"Philip Seymour Hoffman is as usual scintillating and brilliant"
Charlie Wilson, a playboy congressman that finds inspiration from a hot tub. Charlie Wilson decides he must do something for the Afghans when the Soviets invade. He manages to increase the budget from $5million to $1billion with the help of a tell like it is CIA officer and a Texas socialite.
I am part of today's younger generation, so although the subject matter is heavy I was engaged by the witty characters and strong performances. Director Mike Nicols holds the entire escapade together , delivering a film that zips along in a quick 90 minutes. I found it insightful and eye-opening with the perfect balance of politics and humour.
Tom Hanks was incredible as a small-time Texas Congressman whose constituents only wanted lower taxes and to keep their guns. Not a hard job, so he had plenty of time to fool around - and that he did. His office staff looked as if he were at the Playboy Mansion. Like he reportedly said, "You can teach them to type, but you can't teach them to grow tits." Despite his sexist attitude, which fits right in with a Texas Congressman, they were fiercely loyal, especially his aide, Amy Adams (Junebug & former Hooters girl). The supporting cast are strong. Amy Adams' performance is effective and underrated. Emily Blunt in her sexy, and that's an understatement, extremely sexy, brief performance is quite memorable.

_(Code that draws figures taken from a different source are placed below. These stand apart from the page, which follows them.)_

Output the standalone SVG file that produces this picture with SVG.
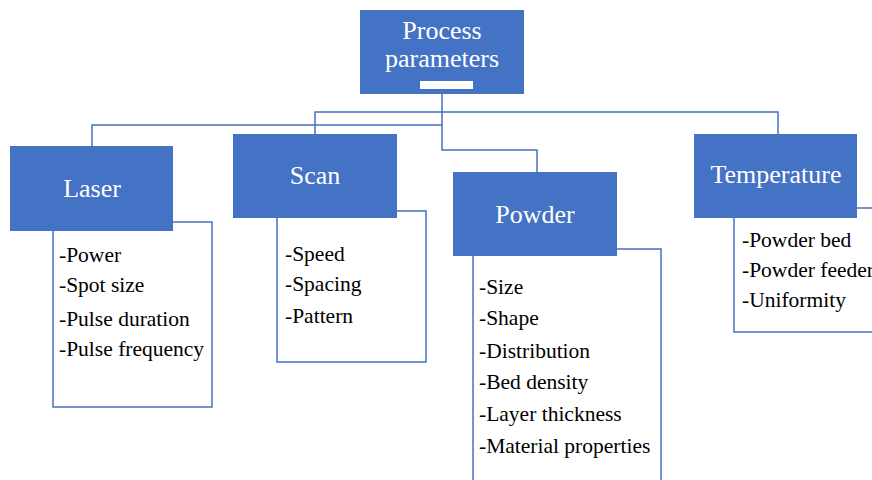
<svg xmlns="http://www.w3.org/2000/svg" width="872" height="480" viewBox="0 0 872 480">
<style>
.hd{fill:#4472C4;}
.sub{fill:#fff;stroke:#4472C4;stroke-width:1.5;}
.ln{fill:none;stroke:#4472C4;stroke-width:1.5;}
.t{font-family:"Liberation Serif","Times New Roman",serif;fill:#fff;font-size:26px;text-anchor:middle;}
.i{font-family:"Liberation Serif","Times New Roman",serif;fill:#000;font-size:21.5px;}
</style>
<rect width="872" height="480" fill="#fff"/>
<g id="connectors">
<path class="ln" d="M442 94V150H537V172"/>
<path class="ln" d="M92 146V125H442"/>
<path class="ln" d="M315 134V112H778V134"/>
</g>
<g id="process">
<rect class="hd" x="360" y="10" width="164" height="84"/>
<text class="t" x="442" y="39">Process</text>
<text class="t" x="442" y="67">parameters</text>
<rect x="420" y="81" width="53" height="8" fill="#fff"/>
</g>
<g id="laser">
<rect class="sub" x="53" y="222" width="159" height="185"/>
<rect class="hd" x="10" y="146" width="163" height="85"/>
<text class="t" x="92" y="197">Laser</text>
<text class="i" x="59" y="262">-Power</text>
<text class="i" x="59" y="292">-Spot size</text>
<text class="i" x="59" y="326">-Pulse duration</text>
<text class="i" x="59" y="356">-Pulse frequency</text>
</g>
<g id="scan">
<rect class="sub" x="277" y="211" width="149" height="151"/>
<rect class="hd" x="233" y="134" width="164" height="84"/>
<text class="t" x="315" y="184">Scan</text>
<text class="i" x="285" y="261">-Speed</text>
<text class="i" x="285" y="291">-Spacing</text>
<text class="i" x="285" y="323">-Pattern</text>
</g>
<g id="powder">
<rect class="sub" x="473" y="249" width="188" height="260"/>
<rect class="hd" x="453" y="172" width="164" height="84"/>
<text class="t" x="535" y="223">Powder</text>
<text class="i" x="479" y="294">-Size</text>
<text class="i" x="479" y="325">-Shape</text>
<text class="i" x="479" y="358">-Distribution</text>
<text class="i" x="479" y="389">-Bed density</text>
<text class="i" x="479" y="421">-Layer thickness</text>
<text class="i" x="479" y="453">-Material properties</text>
</g>
<g id="temperature">
<rect class="sub" x="734" y="208" width="160" height="124"/>
<rect class="hd" x="694" y="134" width="163" height="84"/>
<text class="t" x="776" y="183">Temperature</text>
<text class="i" x="742" y="247">-Powder bed</text>
<text class="i" x="742" y="277">-Powder feeder</text>
<text class="i" x="742" y="307">-Uniformity</text>
</g>
</svg>
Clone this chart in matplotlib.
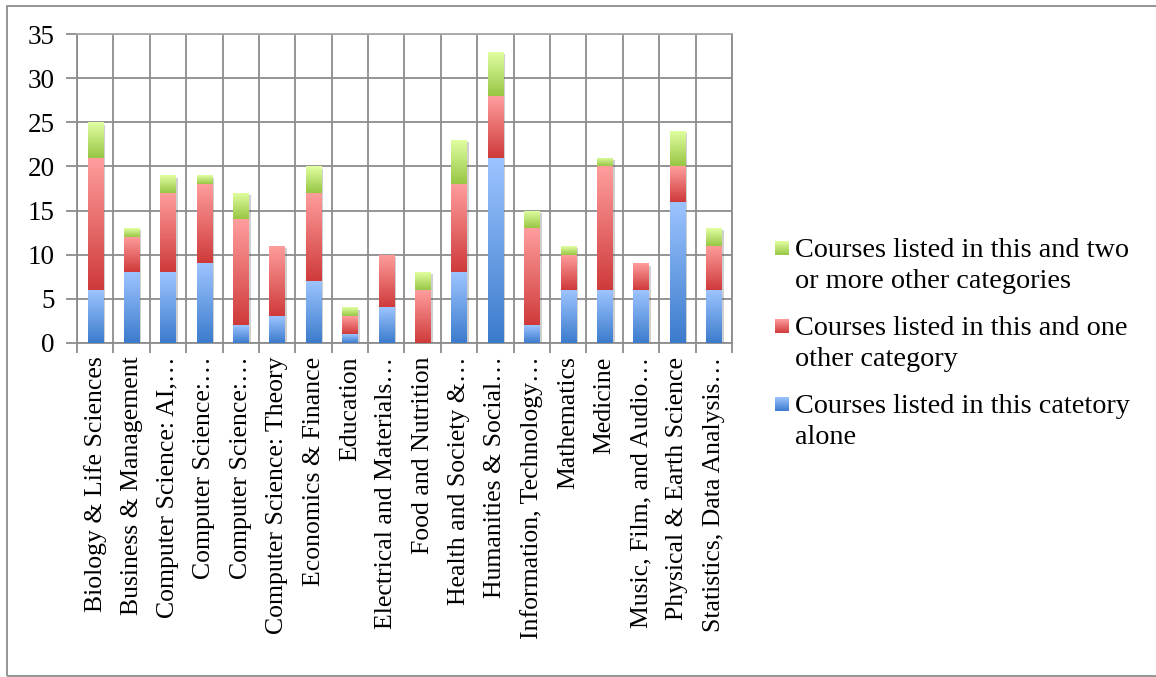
import numpy as np
import matplotlib
matplotlib.use("Agg")
import matplotlib.pyplot as plt
from matplotlib.colors import LinearSegmentedColormap
from matplotlib.patches import Rectangle
import matplotlib.patheffects as pe

categories = [
    "Biology & Life Sciences", "Business & Management", "Computer Science: AI,…",
    "Computer Science:…", "Computer Science:…", "Computer Science: Theory",
    "Economics & Finance", "Education", "Electrical and Materials…",
    "Food and Nutrition", "Health and Society &…", "Humanities & Social…",
    "Information, Technology…", "Mathematics", "Medicine",
    "Music, Film, and Audio…", "Physical & Earth Science", "Statistics, Data Analysis…",
]
alone = [6, 8, 8, 9, 2, 3, 7, 1, 4, 0, 8, 21, 2, 6, 6, 6, 16, 6]
one_other = [15, 4, 9, 9, 12, 8, 10, 2, 6, 6, 10, 7, 11, 4, 14, 3, 4, 5]
two_or_more = [4, 1, 2, 1, 3, 0, 3, 1, 0, 2, 5, 5, 2, 1, 1, 0, 4, 2]

series_names = [
    "Courses listed in this catetory\nalone",
    "Courses listed in this and one\nother category",
    "Courses listed in this and two\nor more other categories",
]
# (bottom colour, top colour) for each series gradient
gradients = [
    ("#3b7bcc", "#9dc4ff"),
    ("#cf3a3a", "#ff9e9e"),
    ("#97c644", "#e2ffa2"),
]

W, H = 1156, 677
FONT = "Liberation Serif"
GRID = "#8c8c8c"

plt.rcParams["font.family"] = [FONT, "DejaVu Serif"]

fig = plt.figure(figsize=(W / 100, H / 100), dpi=100)
ax = fig.add_axes([77 / W, 1 - 342.7 / H, (732 - 77) / W, (342.7 - 34.3) / H])

n = len(categories)
x = np.arange(n)
width = 0.42
bottoms = np.zeros(n)
ramp = np.linspace(0, 1, 256).reshape(-1, 1)

for vals, (c0, c1) in zip([alone, one_other, two_or_more], gradients):
    vals = np.array(vals, dtype=float)
    cmap = LinearSegmentedColormap.from_list("g", [c0, c1])
    bars = ax.bar(x, vals, width, bottom=bottoms, color=c1, linewidth=0, zorder=2)
    for b, v in zip(bars, vals):
        if v <= 0:
            continue
        b.set_path_effects([pe.SimplePatchShadow(offset=(1.6, -1.6), shadow_rgbFace="#555555", alpha=0.28),
                            pe.Normal()])
        bx, by = b.get_x(), b.get_y()
        im = ax.imshow(ramp, cmap=cmap, origin="lower", aspect="auto", interpolation="bicubic",
                       extent=[bx, bx + b.get_width(), by, by + b.get_height()], zorder=3)
        im.set_clip_path(b)
    bottoms += vals

ax.set_xlim(-0.5, n - 0.5)
ax.set_ylim(0, 35)
ax.set_yticks(range(0, 36, 5))
ax.set_xticks(x)
ax.set_xticklabels(categories, rotation=90, fontsize=18.5, va="top", ha="center")
ax.set_xticks(np.arange(n + 1) - 0.5, minor=True)
ax.tick_params(axis="x", which="major", length=0, pad=10)
ax.tick_params(axis="x", which="minor", length=7, width=1.3, color=GRID)
ax.tick_params(axis="y", length=8, width=1.3, color=GRID, labelsize=19.5, pad=8)
ax.grid(axis="x", which="minor", color=GRID, linewidth=1.3, zorder=0)
ax.grid(axis="y", which="major", color=GRID, linewidth=1.3, zorder=0)
ax.set_axisbelow(True)
for side in ["left", "bottom", "top", "right"]:
    ax.spines[side].set_color(GRID)
    ax.spines[side].set_linewidth(1.3)
ax.spines["top"].set_color("#a8a8a8")


def fx(px):
    return px / W


def fy(py):
    return 1 - py / H


# legend, top entry first
legend_top = [248, 326, 404]
for name, (c0, c1), yc in zip(series_names[::-1], gradients[::-1], legend_top):
    sw = fig.add_axes([fx(775), fy(yc + 7), 14 / W, 14 / H])
    sw.imshow(ramp, cmap=LinearSegmentedColormap.from_list("g", [c0, c1]), origin="lower",
              aspect="auto", interpolation="bicubic")
    sw.set_axis_off()
    fig.text(fx(795), fy(yc - 10), name, fontsize=20.3, va="top", ha="left", linespacing=1.32)

# outer chart frame
fig.patches.append(Rectangle((fx(6.5), fy(675.5)), (1160 - 6.5) / W, (675.5 - 5.5) / H,
                             transform=fig.transFigure, fill=False, edgecolor="#8c8c8c",
                             linewidth=1.3, zorder=0))

fig.savefig("out.png", dpi=100)
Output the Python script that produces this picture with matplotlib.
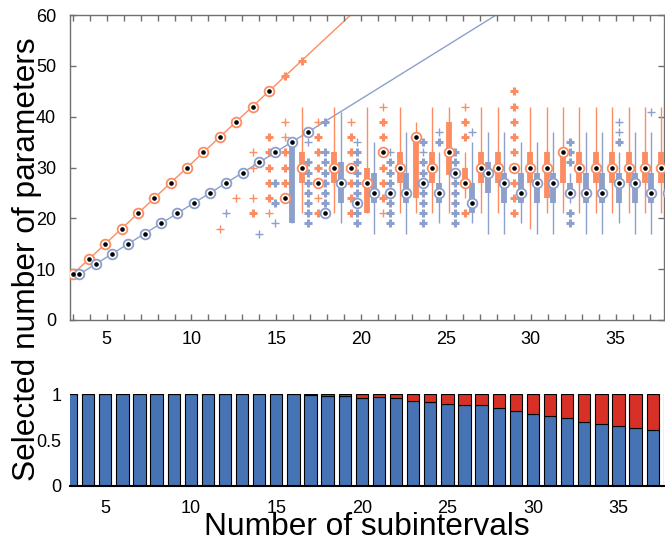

Philip Seymour Hoffman is as usual scintillating and brilliant - here playing a damaged but ultra-smart CIA manipulator. Rarely is film humour laugh-out loud and also serious and smart. This hits the spot time after time with a biting satirical edge that makes you both laugh and weep at the state of the world (often simultaneously).
Julia Roberts who starts off extremely strong and loses steam quickly. Roberts plays wealthy Texan Joanne Herring who brought the war to Congressman Charlie's attention. Her cattiness is fun and evident but by the end I felt the role was too underdeveloped for the audience to engage themselves in her.
This film deserves to be seen and to be recognised for finding an extraordinary balance between the darkest of dark subject matter and the lightness of touch of it's sparkling witty script. It's an insightful film which never gets too far away from smart comedy and it does manage to raise quite a few questions on religion, women's rights and government corruption. I think a couple of Oscars could be in the future for Charlie Wilson's War. It's a thought provoking film that should not be missed.
On a more serious note I am left wondering - is this a story of how America put the Taliban in power?